Blaming the victim is nothing new. When my Vibe piece, “Love Hurts” (PDF) was published, the women who spoke to me, wives and girlfriends of well-known rappers, faced rumors that nearly drowned out their allegations. The article sparked many constructive conversations, but other readers asked (loudly) why I aired the dirty laundry of beloved stars like Notorious B.I.G. and Big Pun. And for Pun’s widow, it was her own community that reacted most harshly. Many Puerto Ricans saw her choice to share her story as an attack on their fallen hero; some criticized her and spread ugly rumors, but she had survived much worse. She’d tried to escape Pun three times, and he always tracked her down and dragged her back. When she was finally free to break her family’s cycle of violence publicly, she spoke up.

Since that piece was published, I’ve had the opportunity to talk about it in several youth organizations, where I’ve witnessed diverse responses. At one meeting, an older male “mentor” argued relentlessly that a woman who stays in an abusive relationship deserves whatever she gets. It’s a popular position that puts the responsibility on the victim and not on the abuser or the community that turns a blind eye. It also ignores the complicated emotions that arise when you love your abuser. Many don’t want to end a relationship– they just want to end the abuse. At that same meeting, an 18-year-old confided that his girlfriend was physically abusive to him, something a counselor in the program had told me he suspected. The young man explained that he didn’t want to break up with the mother of his child. He loved her, and when she wasn’t angry, the relationship was good. She always said that she was going to change her behavior, but never did.

In the wake of the Chris Brown and Rihanna incident, Jay Smooth interviewed me about Brown and Rihanna. After the video’s Valentine’s Day debut, it was widely circulated, and I got a strong positive response, but also plenty of static from the anonymous internet ether. My opinion on relationship violence, for the record: male or female, you don’t have to be innocent to be a victim of violence. If you are in danger, I believe you should have the right to use reasonable force to get out of it. But beyond self-defense, I’m against retaliating with more violence– I’m pro getting out of violent relationships ASAP. In the segment, Jay asked me to respond to the many women who argue that being equal means getting hit back if you throw the first punch. I said, “If I hit my husband, he has every right to be upset with me. But does he have the right to hit me back? No. Each person is accountable for his or her own response.” I went on to argue that we need other ways of handling conflict (Counseling? Divorce?). This point proved very controversial. One person commented at Missinfo.tv: “If a woman can hit a man whenever they feel like it than you’re basically excusing violence against men or saying that men themselves should excuse it.”

When I wrote “Love Hurts,” I did many more interviews than I could include in the piece.
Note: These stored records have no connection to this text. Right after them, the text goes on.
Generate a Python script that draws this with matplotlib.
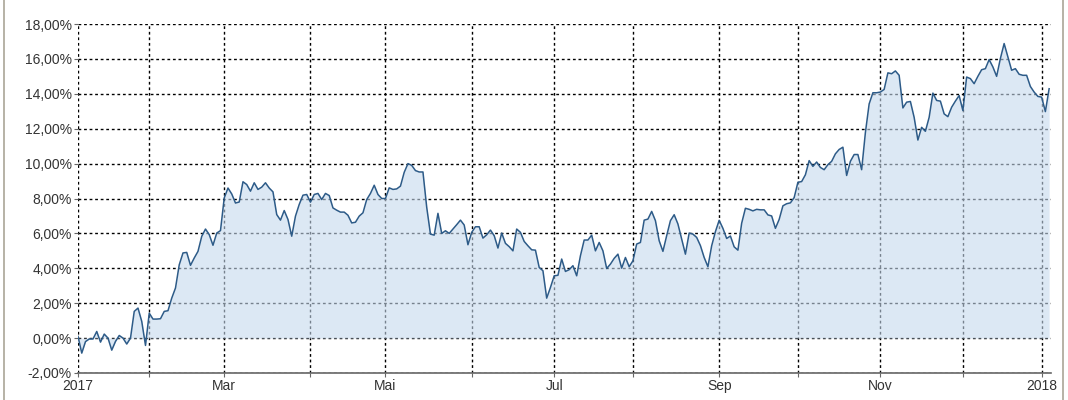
import numpy as np
import pandas as pd
import matplotlib
matplotlib.use("Agg")
import matplotlib.pyplot as plt
from matplotlib.ticker import FixedLocator, FuncFormatter
from matplotlib.lines import Line2D

plt.rcParams["font.family"] = ["Liberation Sans", "DejaVu Sans"]

# === Data: cumulative performance (%) per trading day ===
start_date = "2017-01-05"
end_date = "2018-01-03"
perf = [
    0.1, -0.86, -0.2, -0.05, -0.05, 0.38, -0.23, 0.23, 0.0, -0.69,
    -0.19, 0.15, 0.0, -0.34, 0.0, 1.53, 1.72, 0.96, -0.42, 1.43,
    1.09, 1.09, 1.11, 1.53, 1.57, 2.29, 2.87, 4.2, 4.88, 4.91,
    4.17, 4.59, 4.97, 5.83, 6.25, 5.93, 5.32, 6.02, 6.16, 8.03,
    8.6, 8.26, 7.74, 7.8, 8.96, 8.8, 8.42, 8.9, 8.52, 8.65,
    8.9, 8.6, 8.38, 7.08, 6.76, 7.31, 6.8, 5.84, 6.99, 7.66,
    8.19, 8.23, 7.79, 8.23, 8.29, 7.94, 8.29, 8.17, 7.46, 7.33,
    7.22, 7.22, 7.04, 6.6, 6.64, 6.99, 7.18, 7.94, 8.29, 8.76,
    8.23, 8.0, 8.0, 8.61, 8.52, 8.55, 8.71, 9.5, 10.0, 9.9,
    9.6, 9.52, 9.52, 7.5, 5.96, 5.9, 7.15, 6.0, 6.15, 6.0,
    6.25, 6.5, 6.76, 6.48, 5.35, 6.06, 6.38, 6.38, 5.73, 5.92,
    6.19, 5.87, 5.16, 6.02, 5.43, 5.24, 5.0, 6.25, 6.06, 5.54,
    5.29, 5.06, 5.04, 4.05, 3.86, 2.29, 2.9, 3.57, 3.6, 4.53,
    3.82, 3.92, 4.15, 3.57, 4.72, 5.62, 5.62, 5.9, 5.0, 5.48,
    5.0, 3.99, 4.24, 4.57, 4.81, 4.01, 4.62, 4.09, 4.43, 5.39,
    5.48, 6.76, 6.82, 7.26, 6.73, 5.58, 4.97, 5.87, 6.73, 7.07,
    6.54, 5.67, 4.81, 6.02, 5.96, 5.77, 5.3, 4.62, 4.09, 5.29,
    6.1, 6.75, 6.29, 5.71, 5.85, 5.23, 5.04, 6.58, 7.44, 7.38,
    7.29, 7.38, 7.35, 7.35, 7.06, 7.0, 6.29, 6.8, 7.58, 7.7,
    7.75, 8.05, 8.93, 8.97, 9.36, 10.17, 9.84, 10.09, 9.78, 9.65,
    9.94, 10.13, 10.56, 10.81, 10.94, 9.32, 10.13, 10.52, 10.52, 9.65,
    11.78, 13.42, 14.06, 14.06, 14.1, 14.25, 15.2, 15.15, 15.31, 15.06,
    13.19, 13.52, 13.56, 12.65, 11.35, 12.08, 11.85, 12.65, 14.04, 13.62,
    13.58, 12.85, 12.69, 13.23, 13.58, 13.9, 13.04, 14.96, 14.87, 14.58,
    15.0, 15.38, 15.44, 15.96, 15.54, 15.0, 16.02, 16.88, 16.12, 15.35,
    15.44, 15.12, 15.06, 15.06, 14.42, 14.1, 13.85, 13.81, 12.98, 14.29,
]
month_names = {3: "Mar", 5: "Mai", 7: "Jul", 9: "Sep", 11: "Nov"}
y_ticks = [-2, 0, 2, 4, 6, 8, 10, 12, 14, 16, 18]

days = pd.bdate_range(start_date, end_date)
x = np.arange(len(days))

# month starts -> gridlines, every second one labelled
month_idx = [i for i in range(len(days)) if i == 0 or days[i].month != days[i - 1].month]
month_lbl = []
for i in month_idx:
    d = days[i]
    if d.month == 1:
        month_lbl.append(str(d.year))
    else:
        month_lbl.append(month_names.get(d.month, ""))

# === Figure ===
fig = plt.figure(figsize=(10.68, 4.0), dpi=100)
ax = fig.add_axes([78 / 1068, 27 / 400, (1051 - 78) / 1068, (373 - 24) / 400])

ax.fill_between(x, perf, 0, color=(198 / 255, 217 / 255, 237 / 255), alpha=0.6, lw=0, zorder=2)
ax.plot(x, perf, color="#2d5b88", lw=1.1, zorder=3)

ax.set_xlim(0, 259.5)
ax.set_ylim(-2, 18)

ax.xaxis.set_major_locator(FixedLocator(month_idx))
ax.set_xticklabels(month_lbl)
ax.yaxis.set_major_locator(FixedLocator(y_ticks))
ax.yaxis.set_major_formatter(FuncFormatter(lambda v, p: f"{v:.2f}%".replace(".", ",")))

ax.set_axisbelow(True)
ax.grid(True, color="black", linestyle=(0, (2, 2)), lw=1.0)

for side in ["top", "right", "left"]:
    ax.spines[side].set_visible(False)
ax.spines["bottom"].set_color("#666666")
ax.spines["bottom"].set_linewidth(1.2)

ax.tick_params(axis="both", length=3, color="#666666", labelsize=10, labelcolor="#333333", pad=1.5)

# outer frame lines
for xf in [3.5 / 1068, 1062.5 / 1068]:
    fig.add_artist(Line2D([xf, xf], [0, 1], color="#aaa597", lw=1.2, transform=fig.transFigure))

fig.savefig("out.png", dpi=100)
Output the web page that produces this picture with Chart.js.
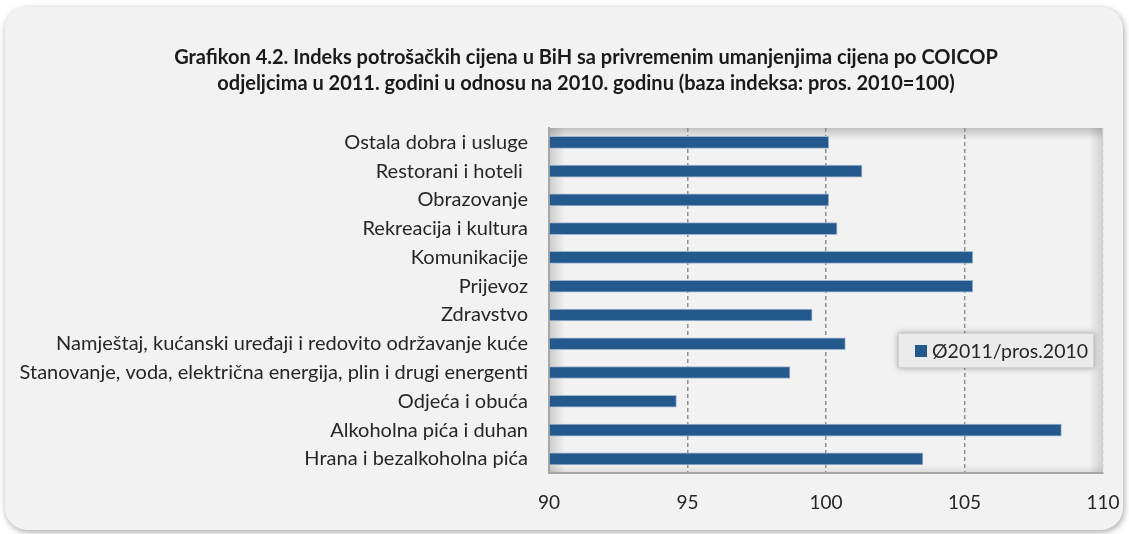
<!DOCTYPE html>
<html lang="bs">
<head>
  <meta charset="UTF-8">
  <title>Grafikon 4.2</title>
  <script src="https://cdn.jsdelivr.net/npm/chart.js"></script>
  <style>
    body { margin: 0; background: #fff; }
    #okvir { position: relative; width: 1129px; height: 534px; }
    #panel { position: absolute; left: 5px; top: 7px; width: 1118px; height: 523px;
             border-radius: 22px; background: #f2f2f2; box-shadow: 1px 2px 6px rgba(0,0,0,0.35); }
    canvas { position: absolute; left: 0; top: 0; }
  </style>
</head>
<body>

  <div id="okvir">
    <div id="panel"></div>
    <canvas id="grafik" width="1129" height="534"></canvas>
  </div>

  <script>
    // podaci (redoslijed odozgo prema dolje kao na slici)
    const odjeljci = [
      'Ostala dobra i usluge',
      'Restorani i hoteli ',
      'Obrazovanje',
      'Rekreacija i kultura',
      'Komunikacije',
      'Prijevoz',
      'Zdravstvo',
      'Namještaj, kućanski uređaji i redovito održavanje kuće',
      'Stanovanje, voda, električna energija, plin i drugi energenti',
      'Odjeća i obuća',
      'Alkoholna pića i duhan',
      'Hrana i bezalkoholna pića'
    ];
    const indeksi = [100.1, 101.3, 100.1, 100.4, 105.3, 105.3, 99.5, 100.7, 98.7, 94.6, 108.5, 103.5];
    const nazivSerije = 'Ø2011/pros.2010';
    const naslov = [
      'Grafikon 4.2. Indeks potrošačkih cijena u BiH sa privremenim umanjenjima cijena po COICOP',
      'odjeljcima u 2011. godini u odnosu na 2010. godinu (baza indeksa: pros. 2010=100)'
    ];
    const osaMin = 90, osaMax = 110, osaKorak = 5;

    const font = 'Lato';
    const boja = '#24598e';

    // pozadina plot-a sa unutrašnjom sjenkom
    const pozadina = {
      id: 'pozadina',
      beforeDraw(chart) {
        const { ctx, chartArea: a } = chart;
        ctx.save();
        ctx.fillStyle = '#f2f2f2';
        ctx.fillRect(a.left, a.top, a.width, a.height);
        let g = ctx.createLinearGradient(a.left, 0, a.left + 16, 0);
        g.addColorStop(0, 'rgba(0,0,0,0.16)'); g.addColorStop(1, 'rgba(0,0,0,0)');
        ctx.fillStyle = g; ctx.fillRect(a.left, a.top, 16, a.height);
        g = ctx.createLinearGradient(a.right, 0, a.right - 14, 0);
        g.addColorStop(0, 'rgba(0,0,0,0.14)'); g.addColorStop(1, 'rgba(0,0,0,0)');
        ctx.fillStyle = g; ctx.fillRect(a.right - 14, a.top, 14, a.height);
        g = ctx.createLinearGradient(0, a.top, 0, a.top + 12);
        g.addColorStop(0, 'rgba(0,0,0,0.2)'); g.addColorStop(1, 'rgba(0,0,0,0)');
        ctx.fillStyle = g; ctx.fillRect(a.left, a.top, a.width, 12);
        g = ctx.createLinearGradient(0, a.bottom, 0, a.bottom - 8);
        g.addColorStop(0, 'rgba(0,0,0,0.1)'); g.addColorStop(1, 'rgba(0,0,0,0)');
        ctx.fillStyle = g; ctx.fillRect(a.left, a.bottom - 8, a.width, 8);
        ctx.restore();
      }
    };

    // naslov (centriran kao u originalu, malo desno od sredine)
    const naslovPlugin = {
      id: 'naslovPlugin',
      afterDraw(chart) {
        const ctx = chart.ctx;
        ctx.save();
        ctx.font = 'bold 20px ' + font;
        ctx.fillStyle = '#1a1a1a';
        ctx.textAlign = 'center';
        ctx.textBaseline = 'middle';
        naslov.forEach((red, i) => ctx.fillText(red, 586, 58 + i * 26));
        ctx.restore();
      }
    };

    // legenda unutar plot-a
    const legenda = {
      id: 'legenda',
      afterDraw(chart) {
        const { ctx, chartArea: a } = chart;
        const ds = chart.data.datasets[0];
        const x = a.right - 205, y = a.top + 205, w = 196, h = 35;
        ctx.save();
        ctx.shadowColor = 'rgba(0,0,0,0.35)';
        ctx.shadowBlur = 6;
        ctx.fillStyle = '#ebebeb';
        ctx.fillRect(x, y, w, h);
        ctx.shadowColor = 'transparent';
        ctx.strokeStyle = '#d2d2d2';
        ctx.strokeRect(x + 0.5, y + 0.5, w - 1, h - 1);
        ctx.fillStyle = ds.backgroundColor;
        ctx.fillRect(x + 17, y + 12, 12, 12);
        ctx.fillStyle = '#262626';
        ctx.font = '19.5px ' + font;
        ctx.textBaseline = 'middle';
        ctx.fillText(ds.label, x + 34, y + h / 2 + 1);
        ctx.restore();
      }
    };

    new Chart(document.getElementById('grafik'), {
      type: 'bar',
      data: {
        labels: odjeljci,
        datasets: [{
          label: nazivSerije,
          data: indeksi,
          backgroundColor: boja,
          borderColor: '#9fb6d1',
          borderWidth: 1,
          borderSkipped: 'start',
          barThickness: 12,
          base: osaMin
        }]
      },
      options: {
        indexAxis: 'y',
        responsive: false,
        animation: false,
        layout: { padding: { left: 0, right: 26, top: 128, bottom: 20 } },
        scales: {
          x: {
            min: osaMin, max: osaMax,
            ticks: { stepSize: osaKorak, color: '#262626', padding: 0, font: { family: font, size: 19 } },
            grid: {
              drawTicks: true,
              tickLength: 18,
              tickColor: 'rgba(0,0,0,0)',
              lineWidth: 1.5,
              color: c => c.tick && c.tick.value === osaMin ? 'rgba(0,0,0,0)'
                        : (c.tick && c.tick.value === osaMax ? '#d4d4d4' : '#8f8f8f')
            },
            border: { color: '#a6a6a6', width: 2, dash: [4, 3] }
          },
          y: {
            afterFit: s => { s.width = 549; },
            ticks: { color: '#262626', padding: 0, autoSkip: false, font: { family: font, size: 20 } },
            grid: { display: true, drawOnChartArea: false, drawTicks: true, tickLength: 21,
                    color: 'rgba(0,0,0,0)', tickColor: 'rgba(0,0,0,0)' },
            border: { display: true, color: '#a6a6a6', width: 2 }
          }
        },
        plugins: {
          legend: { display: false },
          tooltip: { enabled: false },
          title: { display: false }
        }
      },
      plugins: [pozadina, naslovPlugin, legenda]
    });
  </script>

</body>
</html>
In most, men were the only physical aggressors, but a few of the women I spoke with raised their hands against the men they were with. They called what happened “fighting,” not abuse. Some even threw the first punch. One told me that the scariest thing was waiting for the next attack, so she deliberately provoked it. A petite rapper’s boyfriend beat her so badly that she miscarried his child, but when I spoke with her, she was almost convinced that it was her own fault, because she had been violent too. Some who posted about my interview with Jay would probably agree with her.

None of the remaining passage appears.